At that point, you introduce the assumption that the interval is quantized. Up until then, you're dealing with an arbitrary period of time, which is a real, and can't be made into sequences. Once you have sequences you have integers, and so you can have primes. But you can't just switch from reals to countable numbers without explanation, and then say that two reals can be relatively prime.
That is the trick that I was calling out. The intervals are reals, and cannot be made into a sequence. Beginning with a sequence is even worse; what is in evidence (for the aliens) is a set of real intervals. That's what the aliens have to begin with.
If the precision between the intervals is good, how can you not get to primes?
Of course the intervals would be real, but there would be a very discernible pattern.
It would stare you in the face, or what am I missing?
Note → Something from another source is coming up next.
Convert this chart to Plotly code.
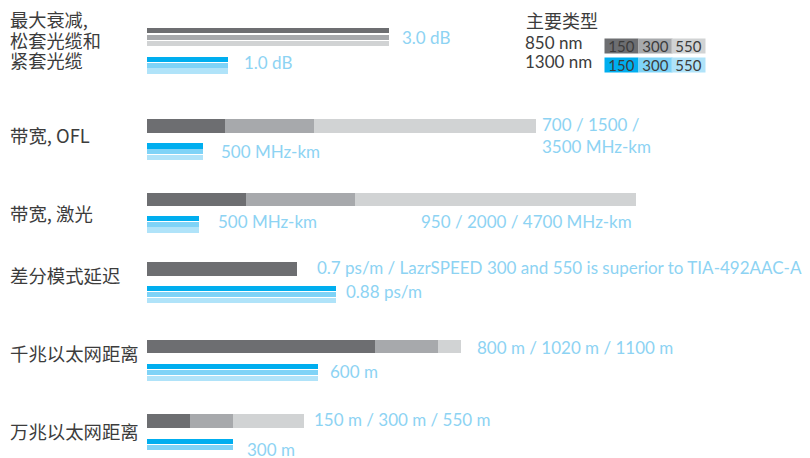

I disagree. Sequences of reals are still sequences. So maybe hypothesis one has nothing to do with integers, maybe it's that the intervals are increasing geometrically. You're still going to take ratios and and start having suggestive numbers fall out. "can't just switch ... without explanation". The point is that this putative alien observer would be looking for the explanation. Maybe the first few explanations they come up with are the wrong ones, but they are trivial to check. It's not like it's a research project to reject the Fibonacci hypothesis.So you would still have the right answer on day one.
At that point, you introduce the assumption that the interval is quantized. Up until then, you're dealing with an arbitrary period of time, which is a real, and can't be made into sequences. Once you have sequences you have integers, and so you can have primes. But you can't just switch from reals to countable numbers without explanation, and then say that two reals can be relatively prime.